Can you put fragrance oil directly on skin?

Only when the oil is labeled for cosmetic or leave-on skin use. Candle, diffuser, and room fragrance oils stay off skin. A 24-hour patch test on a small area comes first.

How much fragrance oil should you use for personal wear?

Start at 1% to 5% for leave-on wear, and keep the lower end for pulse points, neck, and any area that touches clothing. More product does not read cleaner. It reads heavier and transfers more easily.

Which carrier oil feels least greasy?

Jojoba and fractionated coconut read lightest on skin. Richer carriers like sweet almond and grapeseed feel fuller but leave more residue on cuffs, jewelry, and fabric. Choose the feel you can live with all day.

Can fragrance oil go in hair?

Yes, only if the label supports hair or cosmetic use. Apply a very small amount to the ends, not the scalp. Hair holds scent well, but it also shows buildup faster than skin does.
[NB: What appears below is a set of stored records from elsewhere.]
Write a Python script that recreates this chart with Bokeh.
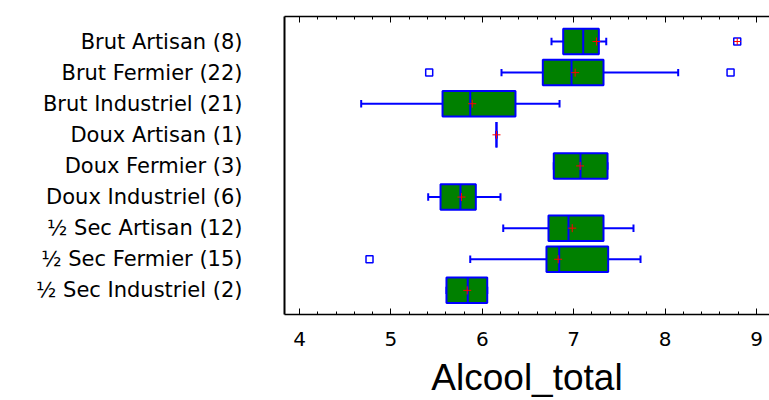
from bokeh.plotting import figure
from bokeh.models import (Range1d, FixedTicker, LinearAxis, ColumnDataSource,
                          CustomLabelingPolicy)
from bokeh.embed import file_html
from bokeh.resources import INLINE

# ---- data ----
categories = [
    "Brut Artisan (8)",
    "Brut Fermier (22)",
    "Brut Industriel (21)",
    "Doux Artisan (1)",
    "Doux Fermier (3)",
    "Doux Industriel (6)",
    "½ Sec Artisan (12)",
    "½ Sec Fermier (15)",
    "½ Sec Industriel (2)",
]
positions = [1, 2, 3, 4, 5, 6, 7, 8, 9]
whisker_lo = [6.757, 6.210, 4.675, 6.155, 6.782, 5.408, 6.229, 5.868, 5.608]
q1 = [6.885, 6.662, 5.565, 6.155, 6.782, 5.543, 6.724, 6.702, 5.608]
median = [7.104, 6.976, 5.868, 6.155, 7.074, 5.761, 6.943, 6.841, 5.841]
q3 = [7.275, 7.326, 6.363, 6.155, 7.370, 5.929, 7.326, 7.377, 6.054]
whisker_hi = [7.356, 8.143, 6.845, 6.155, 7.370, 6.199, 7.654, 7.731, 6.054]
means = [7.249, 7.016, 5.890, 6.155, 7.070, 5.772, 6.984, 6.830, 5.835]

outlier_pos = [1, 2, 2, 8]
outlier_val = [8.789, 5.419, 8.716, 4.766]
far_outlier_pos = [1]
far_outlier_val = [8.789]

x_ticks = [4, 5, 6, 7, 8, 9]
x_minor_ticks = [3.8, 4.2, 4.4, 4.6, 4.8, 5.2, 5.4, 5.6, 5.8, 6.2, 6.4, 6.6, 6.8,
                 7.2, 7.4, 7.6, 7.8, 8.2, 8.4, 8.6, 8.8, 9.2]
x_title = "Alcool_total"

BOX_H = 0.82
CAP_H = 0.12
BLUE = "#0000FF"
GREEN = "#008000"

src = ColumnDataSource(dict(
    y=positions, lo=whisker_lo, q1=q1, med=median, q3=q3, hi=whisker_hi, mean=means,
    y0=[v - BOX_H / 2 for v in positions], y1=[v + BOX_H / 2 for v in positions],
    c0=[v - CAP_H for v in positions], c1=[v + CAP_H for v in positions],
))

p = figure(width=769, height=400,
           x_range=Range1d(3.836, 9.142), y_range=Range1d(9.776, 0.196),
           output_backend="svg", toolbar_location=None,
           min_border_left=284, min_border_right=0, min_border_top=16, min_border_bottom=86)
p.outline_line_color = None
p.grid.visible = False

# whiskers
p.segment(x0="lo", y0="y", x1="hi", y1="y", source=src, line_color=BLUE, line_width=2)
p.segment(x0="lo", y0="c0", x1="lo", y1="c1", source=src, line_color=BLUE, line_width=2)
p.segment(x0="hi", y0="c0", x1="hi", y1="c1", source=src, line_color=BLUE, line_width=2)
# boxes
p.hbar(y="y", left="q1", right="q3", height=BOX_H, source=src,
       fill_color=GREEN, line_color=BLUE, line_width=2)
# medians
p.segment(x0="med", y0="y0", x1="med", y1="y1", source=src, line_color=BLUE, line_width=2)
# means
p.scatter(x="mean", y="y", source=src, marker="cross", size=8, line_color="red", line_width=1)
# outliers
p.scatter(x=outlier_val, y=outlier_pos, marker="square", size=7, fill_color=None,
          line_color=BLUE, line_width=1.5)
p.scatter(x=far_outlier_val, y=far_outlier_pos, marker="cross", size=7,
          line_color="red", line_width=1)

# left axis with category labels
yax = p.yaxis[0]
yax.ticker = FixedTicker(ticks=positions)
yax.major_label_overrides = {k: c for k, c in zip(positions, categories)}
yax.major_tick_in = 0
yax.major_tick_out = 0
yax.minor_tick_in = 0
yax.minor_tick_out = 0
yax.axis_line_color = "black"
yax.axis_line_width = 2
yax.major_label_standoff = 42
yax.major_label_text_font = "DejaVu Sans"
yax.major_label_text_font_size = "21px"
yax.major_label_text_color = "black"

# bottom axis
xax = p.xaxis[0]
xax.ticker = FixedTicker(ticks=x_ticks, minor_ticks=x_minor_ticks)
xax.major_tick_in = 6
xax.major_tick_out = 0
xax.minor_tick_in = 3
xax.minor_tick_out = 0
xax.axis_line_color = "black"
xax.axis_line_width = 1.5
xax.major_tick_line_color = "black"
xax.minor_tick_line_color = "black"
xax.major_label_standoff = 17
xax.major_label_text_font = "DejaVu Sans"
xax.major_label_text_font_size = "20px"
xax.major_label_text_color = "black"
xax.axis_label = x_title
xax.axis_label_text_font = "Liberation Sans"
xax.axis_label_text_font_size = "37px"
xax.axis_label_text_font_style = "normal"
xax.axis_label_text_color = "black"
xax.axis_label_text_line_height = 1.0
xax.axis_label_standoff = 8

# top axis (ticks only)
top = LinearAxis(ticker=FixedTicker(ticks=x_ticks, minor_ticks=x_minor_ticks))
top.major_tick_in = 6
top.major_tick_out = 0
top.minor_tick_in = 3
top.minor_tick_out = 0
top.axis_line_color = "black"
top.axis_line_width = 1.5
top.major_label_text_font_size = "1px"
top.major_label_standoff = 0
top.major_label_policy = CustomLabelingPolicy(code="return []")
p.add_layout(top, "above")

open("out.html", "w").write(file_html(p, INLINE))
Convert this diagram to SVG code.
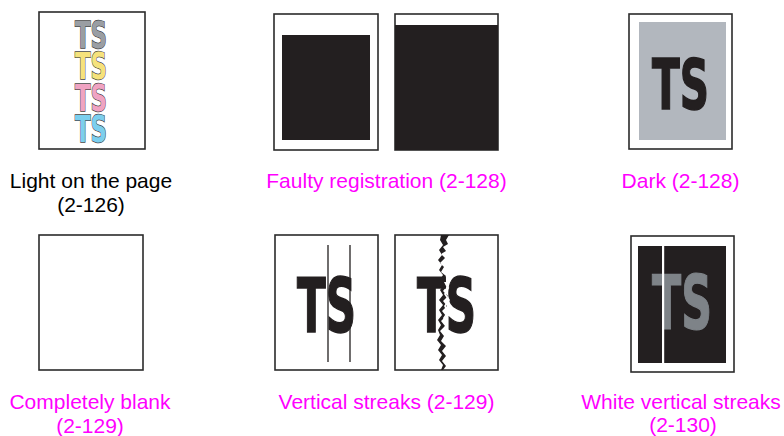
<svg xmlns="http://www.w3.org/2000/svg" width="784" height="436" viewBox="0 0 784 436">
<style>
.page{fill:#fff;stroke:#2b2b2b;stroke-width:1.6}
.blk{fill:#231f20}
.lbl{font-family:"Liberation Sans",Arial,sans-serif;font-size:21px;text-anchor:middle}
.mag{fill:#ff00ff}
.dark{fill:#000}
.ts{font-family:"DejaVu Sans","Liberation Sans",sans-serif;font-weight:bold;font-stretch:condensed}
.tso{stroke:#454545;stroke-width:1.3;paint-order:stroke}
</style>
<rect width="784" height="436" fill="#fff"/>

<g id="light">
<rect class="page" x="39" y="12" width="106" height="137"/>
<text class="ts tso" font-size="37"><tspan x="75" y="48" textLength="32" lengthAdjust="spacingAndGlyphs" fill="#9a9ea3">TS</tspan><tspan x="75" y="78.5" textLength="32" lengthAdjust="spacingAndGlyphs" fill="#f6e27c">TS</tspan><tspan x="75" y="111" textLength="32" lengthAdjust="spacingAndGlyphs" fill="#f0a3c2">TS</tspan><tspan x="75" y="142" textLength="32" lengthAdjust="spacingAndGlyphs" fill="#7ccfee">TS</tspan></text>
<text class="lbl dark" x="91" y="188">Light on the page</text>
<text class="lbl dark" x="91" y="212">(2-126)</text>
</g>

<g id="faulty">
<rect class="page" x="274" y="14" width="104" height="136"/>
<rect class="blk" x="282" y="35" width="88" height="105"/>
<rect class="page" x="395" y="14" width="103" height="136"/>
<rect class="blk" x="395" y="25" width="103" height="125"/>
<text class="lbl mag" x="386.5" y="188">Faulty registration (2-128)</text>
</g>

<g id="dark">
<rect class="page" x="629" y="14" width="103" height="135"/>
<rect x="639" y="22" width="87" height="118" fill="#b2b7be"/>
<text class="ts" x="652" y="109" font-size="69" textLength="57" lengthAdjust="spacingAndGlyphs" fill="#231f20" stroke="#231f20" stroke-width="1.5">TS</text>
<text class="lbl mag" x="680.5" y="188">Dark (2-128)</text>
</g>

<g id="blank">
<rect class="page" x="39" y="235" width="104" height="135"/>
<text class="lbl mag" x="90" y="409">Completely blank</text>
<text class="lbl mag" x="90" y="433">(2-129)</text>
</g>

<g id="vstreaks">
<rect class="page" x="275" y="235" width="103" height="135"/>
<text class="ts" x="297" y="332" font-size="74" textLength="59" lengthAdjust="spacingAndGlyphs" fill="#231f20" stroke="#231f20" stroke-width="1.5">TS</text>
<line x1="328" y1="245" x2="328" y2="362" stroke="#231f20" stroke-width="1.3"/>
<line x1="350" y1="245" x2="350" y2="362" stroke="#231f20" stroke-width="1.3"/>
<rect class="page" x="395" y="235" width="103" height="135"/>
<text class="ts" x="417" y="332" font-size="74" textLength="59" lengthAdjust="spacingAndGlyphs" fill="#231f20" stroke="#231f20" stroke-width="1.5">TS</text>
<path d="M441,235 L449,235 L446,240 L448,244 L443,247 L446,251 L441,254 L445,258 L440,263 L444,267 L441,272 L446,276 L442,281 L447,286 L443,291 L448,296 L443,301 L447,306 L442,311 L446,316 L441,321 L445,326 L440,331 L444,336 L441,341 L446,346 L442,351 L446,356 L442,361 L446,366 L443,370 L441,370 L443,365 L439,360 L442,355 L438,350 L441,345 L437,340 L440,335 L438,330 L441,325 L438,320 L442,315 L439,310 L443,305 L439,300 L443,295 L440,290 L444,285 L440,280 L443,275 L439,270 L442,265 L438,260 L442,255 L439,250 L443,245 L440,240 Z" fill="#231f20"/>
<path d="M444,282 L447,288 L444,294 L448,300 L444,306 L447,312 L443,318 L446,324 L443,330 L445,330 L448,324 L445,318 L449,312 L446,306 L450,300 L446,294 L449,288 L446,282 Z" fill="#fff"/>
<text class="lbl mag" x="386.5" y="409">Vertical streaks (2-129)</text>
</g>

<g id="wvstreaks">
<rect class="page" x="631" y="236" width="103" height="136"/>
<rect class="blk" x="638" y="246" width="88" height="117"/>
<text class="ts" x="652" y="329" font-size="74" textLength="60" lengthAdjust="spacingAndGlyphs" fill="#7e8388" stroke="#7e8388" stroke-width="1.2">TS</text>
<rect x="662" y="246" width="2.2" height="117" fill="#fff"/>
<text class="lbl mag" x="681" y="409">White vertical streaks</text>
<text class="lbl mag" x="683" y="432">(2-130)</text>
</g>
</svg>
How do you know if a fragrance oil is fresh enough?

Check for clear batch or lot identification, a tight cap, and a scent that still smells balanced rather than flat, sharp, or sour. Store it cool and dark. If a bottle has no date or traceable identification, keep your rotation small.

What should sensitive skin do instead?

Choose unscented skin care and skip fragrance on the skin area that reacts. If scent is still important, keep it off the skin and use a different fragrance format for clothing or hair only when the label supports that use.

What is the biggest mistake shoppers make?

Treating a home fragrance oil as if it belongs on skin. The second biggest mistake is overapplying a good oil and blaming the formula when the problem is the dose.